## Information supplied:
[Begin]

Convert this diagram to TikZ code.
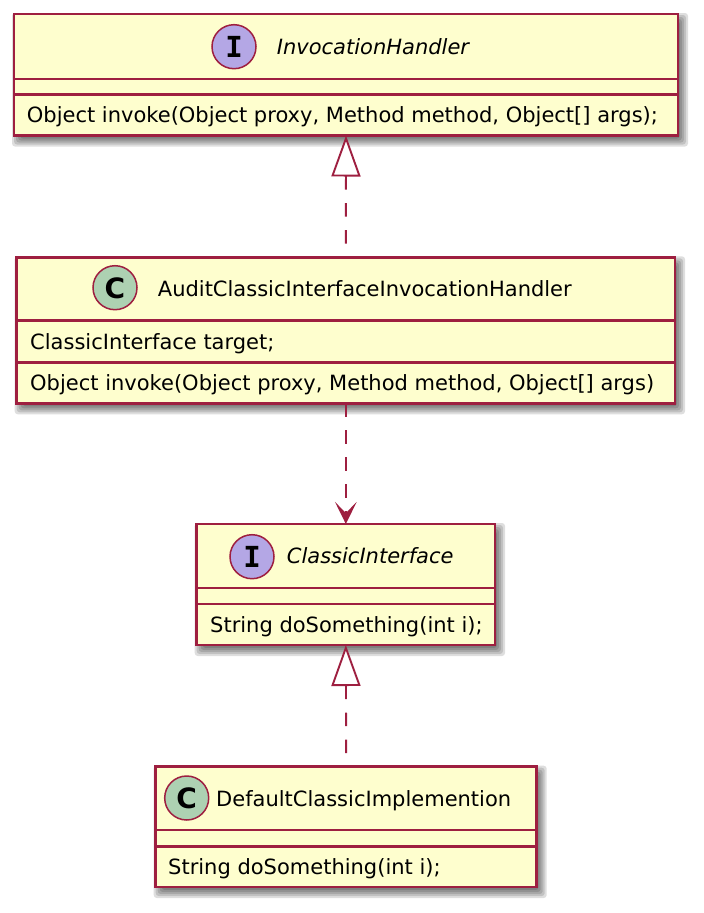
\documentclass[tikz,border=0pt]{standalone}
\usepackage{fontspec}
\setmainfont{DejaVu Sans}
\newfontfamily\lettermono{DejaVu Sans Mono}
\usetikzlibrary{arrows.meta,backgrounds,calc}
\definecolor{umlred}{HTML}{9E1F40}
\definecolor{umlfill}{HTML}{FEFECE}
\definecolor{ifacecirc}{HTML}{B4A7E5}
\definecolor{classcirc}{HTML}{ADD1B2}
\pgfdeclarelayer{shadowlayer}
\pgfsetlayers{shadowlayer,main}
\begin{document}
\begin{tikzpicture}[x=1pt,y=-1pt,
  umlbox/.style={draw=umlred, fill=umlfill, line width=2.8pt, rectangle, inner sep=0pt, outer sep=0pt, anchor=north west},
  sepline/.style={draw=umlred, line width=2.8pt},
  txt/.style={anchor=base west, inner sep=0pt, font=\fontsize{21}{25}\selectfont},
  ititle/.style={anchor=base west, inner sep=0pt, font=\fontsize{21}{25}\selectfont\itshape},
  badge/.style={circle, draw=umlred, line width=1.5pt, minimum size=44pt, inner sep=0pt},
  ibadge/.style={anchor=base, inner sep=0pt, font=\lettermono\bfseries\fontsize{29}{29}\selectfont},
  cbadge/.style={anchor=base, inner sep=0pt, font=\bfseries\fontsize{28}{28}\selectfont},
  conn/.style={draw=umlred, line width=1.9pt, dash pattern=on 13.5pt off 13.5pt},
  realize/.style={{Triangle[open, length=41pt, width=29pt, fill=white]}-},
  depend/.style={-{Stealth[length=22pt, width=21.6pt, inset=11pt]}},
  shadowpiece/.style={fill=black, opacity=0.13, rounded corners=3pt},
]
\useasboundingbox (0,0) rectangle (704,913);

% boxes
\node[umlbox, minimum width=664pt, minimum height=121.5pt] (b1) at (14,14) {};
\node[umlbox, minimum width=658.3pt, minimum height=146pt] (b2) at (16.7,257.3) {};
\node[umlbox, minimum width=298.3pt, minimum height=121pt] (b3) at (196.7,524) {};
\node[umlbox, minimum width=381pt, minimum height=120.3pt] (b4) at (155.7,766.7) {};

% separators
\draw[sepline] ($(b1.north west)+(0,65)$) -- ($(b1.north east)+(0,65)$);
\draw[sepline] ($(b1.north west)+(0,80.3)$) -- ($(b1.north east)+(0,80.3)$);
\draw[sepline] ($(b2.north west)+(0,63.4)$) -- ($(b2.north east)+(0,63.4)$);
\draw[sepline] ($(b2.north west)+(0,105)$) -- ($(b2.north east)+(0,105)$);
\draw[sepline] ($(b3.north west)+(0,64)$) -- ($(b3.north east)+(0,64)$);
\draw[sepline] ($(b3.north west)+(0,80)$) -- ($(b3.north east)+(0,80)$);
\draw[sepline] ($(b4.north west)+(0,63.3)$) -- ($(b4.north east)+(0,63.3)$);
\draw[sepline] ($(b4.north west)+(0,80)$) -- ($(b4.north east)+(0,80)$);

% badges
\node[badge, fill=ifacecirc] (c1) at (234,46.7) {};
\node[ibadge] (l1) at (234,57.2) {I};
\node[badge, fill=classcirc] (c2) at (115,287.7) {};
\node[cbadge] (l2) at (115,298.1) {C};
\node[badge, fill=ifacecirc] (c3) at (252,556.7) {};
\node[ibadge] (l3) at (252,567.2) {I};
\node[badge, fill=classcirc] (c4) at (186.7,798) {};
\node[cbadge] (l4) at (186.7,808.4) {C};

% texts
\node[ititle] (t1) at (276.7,54) {InvocationHandler};
\node[txt] (m1) at (26.7,122.6) {Object invoke(Object proxy, Method method, Object[] args);};
\node[txt] (t2) at (157.7,296.7) {AuditClassicInterfaceInvocationHandler};
\node[txt] (f2) at (30,349) {ClassicInterface target;};
\node[txt] (m2) at (30,390.4) {Object invoke(Object proxy, Method method, Object[] args)};
\node[ititle] (t3) at (286.7,563.6) {ClassicInterface};
\node[txt] (m3) at (210,632) {String doSomething(int i);};
\node[txt] (t4) at (216,806) {DefaultClassicImplemention};
\node[txt] (m4) at (168,874.4) {String doSomething(int i);};

% connectors
\draw[conn, realize] (b1.south) -- (b2.north);
\draw[conn, depend] (b2.south) -- (b3.north);
\draw[conn, realize] (b3.south) -- (b4.north);

% shadows
\begin{pgfonlayer}{shadowlayer}
\foreach \b in {b1,b2,b3,b4}{
  \foreach \g in {-4,-2,0,2,4,6}{
    \fill[shadowpiece]
      ($(\b.north west)+({4-(\g)},{5-(\g)})$) rectangle ($(\b.south east)+({4+(\g)},{5+(\g)})$);
  }
}
\end{pgfonlayer}
\end{tikzpicture}
\end{document}
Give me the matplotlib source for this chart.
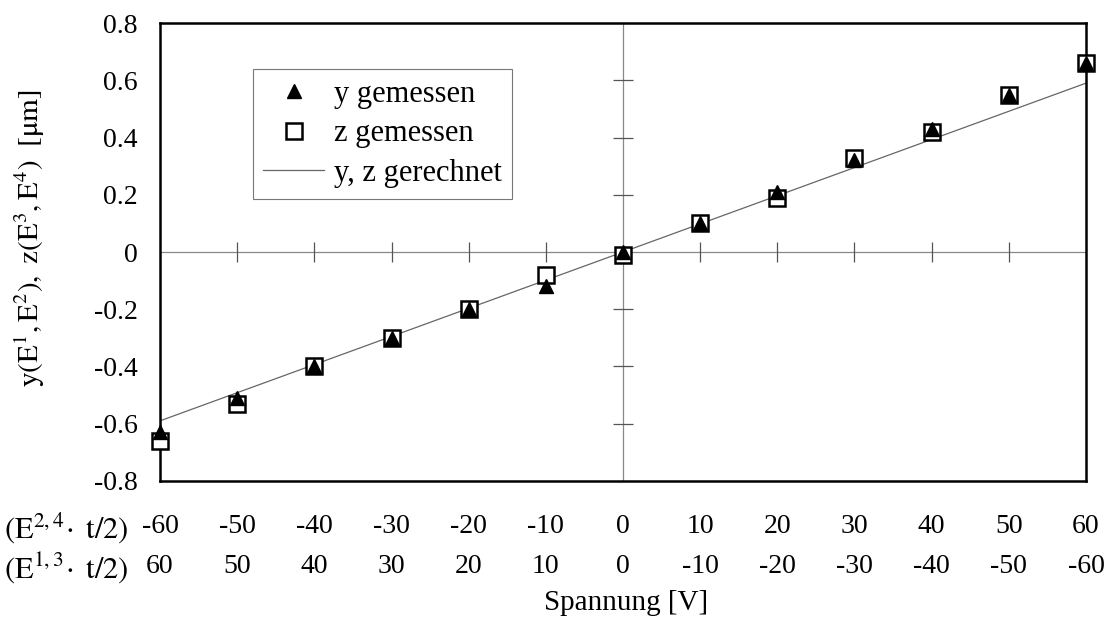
import matplotlib.pyplot as plt
import numpy as np

plt.rcParams['font.family'] = 'Liberation Serif'
plt.rcParams['mathtext.fontset'] = 'stix'

# Voltage steps (E^{2,4} * t/2) and the mirrored row (E^{1,3} * t/2)
spannung = [-60, -50, -40, -30, -20, -10, 0, 10, 20, 30, 40, 50, 60]
row1_labels = ['-60', '-50', '-40', '-30', '-20', '-10', '0', '10', '20', '30', '40', '50', '60']
row2_labels = ['60', '50', '40', '30', '20', '10', '0', '-10', '-20', '-30', '-40', '-50', '-60']

y_gemessen = [-0.63, -0.51, -0.40, -0.30, -0.20, -0.12, 0.00, 0.10, 0.21, 0.32, 0.43, 0.55, 0.66]
z_gemessen = [-0.66, -0.53, -0.40, -0.30, -0.20, -0.08, -0.01, 0.10, 0.19, 0.33, 0.42, 0.55, 0.66]
calc_x = [-60, 60]
calc_y = [-0.59, 0.59]

y_ticks = [-0.8, -0.6, -0.4, -0.2, 0, 0.2, 0.4, 0.6, 0.8]
y_ticklabels = ['-0.8', '-0.6', '-0.4', '-0.2', '0', '0.2', '0.4', '0.6', '0.8']

FS = 20

fig = plt.figure(figsize=(11.12, 6.23), dpi=100)
ax = fig.add_axes([0.1439, 0.228, 0.8327, 0.735])

ax.set_xlim(-60, 60)
ax.set_ylim(-0.8, 0.8)

# crosshair through the origin with small crossing ticks
ax.axhline(0, color='#888888', lw=0.9, zorder=1)
ax.axvline(0, color='#888888', lw=0.9, zorder=1)
xt = [v for v in spannung if v not in (-60, 0, 60)]
ax.plot(xt, [0] * len(xt), ls='none', marker='|', ms=14, mew=0.9, color='#555555', zorder=1)
yt = [v for v in y_ticks if v not in (-0.8, 0, 0.8)]
ax.plot([0] * len(yt), yt, ls='none', marker='_', ms=14, mew=0.9, color='#555555', zorder=1)

line, = ax.plot(calc_x, calc_y, color='#666666', lw=0.9, zorder=2)
sq, = ax.plot(spannung, z_gemessen, ls='none', marker='s', ms=11, mfc='white',
              mec='black', mew=1.8, zorder=3, clip_on=False)
tri, = ax.plot(spannung, y_gemessen, ls='none', marker='^', ms=10.5, color='black',
               zorder=4, clip_on=False)

ax.set_yticks(y_ticks)
ax.set_yticklabels(y_ticklabels, fontsize=FS)
ax.set_xticks(spannung)
ax.set_xticklabels([])
ax.tick_params(length=0, pad=16)

for s in ax.spines.values():
    s.set_linewidth(1.8)
    s.set_color('black')

# two rows of x labels under the frame
trans = ax.get_xaxis_transform()
for x, a, b in zip(spannung, row1_labels, row2_labels):
    ax.text(x, -0.10, a, transform=trans, ha='center', va='center', fontsize=FS)
    ax.text(x, -0.186, b, transform=trans, ha='center', va='center', fontsize=FS)
fig.text(0.004, 0.152, r'$(\mathrm{E}^{2,4}\!\cdot\ \mathrm{t/2})$', fontsize=FS + 2, va='center')
fig.text(0.004, 0.089, r'$(\mathrm{E}^{1,3}\!\cdot\ \mathrm{t/2})$', fontsize=FS + 2, va='center')
fig.text(0.563, 0.032, 'Spannung [V]', fontsize=FS + 1, ha='center', va='center')

ax.set_ylabel(r'$\mathrm{y(E^1,E^2),\ z(E^3,E^4)\ \ [\mu m]}$', fontsize=FS + 1)
ax.yaxis.set_label_coords(-0.122, 0.53)

leg = ax.legend([tri, sq, line], ['y gemessen', 'z gemessen', 'y, z gerechnet'],
                loc='upper left', bbox_to_anchor=(0.1, 0.9), fontsize=FS + 2,
                fancybox=False, framealpha=1, edgecolor='#777777',
                handlelength=2.0, handletextpad=0.3, labelspacing=0.35,
                borderpad=0.35, borderaxespad=0)
leg.get_frame().set_linewidth(0.8)

fig.savefig('out.png', dpi=100)
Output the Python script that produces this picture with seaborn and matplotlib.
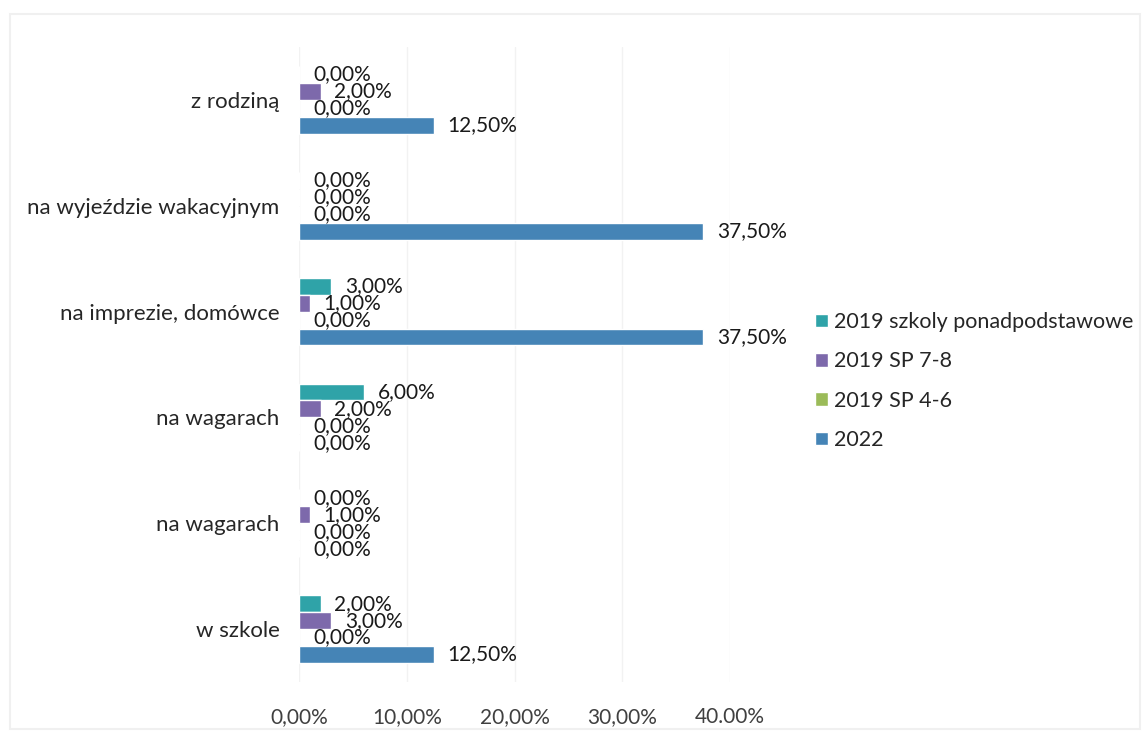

[End]

## Exercise directions:
Pictures do not belong in the copy. Reproduce exactly the lines from the one with "Give me the matplotlib source for this chart." to the one with "plt.rcParams['mathtext.fontset'] = 'stix'", both lines included.

## Answer to this task:
Give me the matplotlib source for this chart.
import matplotlib.pyplot as plt
import numpy as np

plt.rcParams['font.family'] = 'Liberation Serif'
plt.rcParams['mathtext.fontset'] = 'stix'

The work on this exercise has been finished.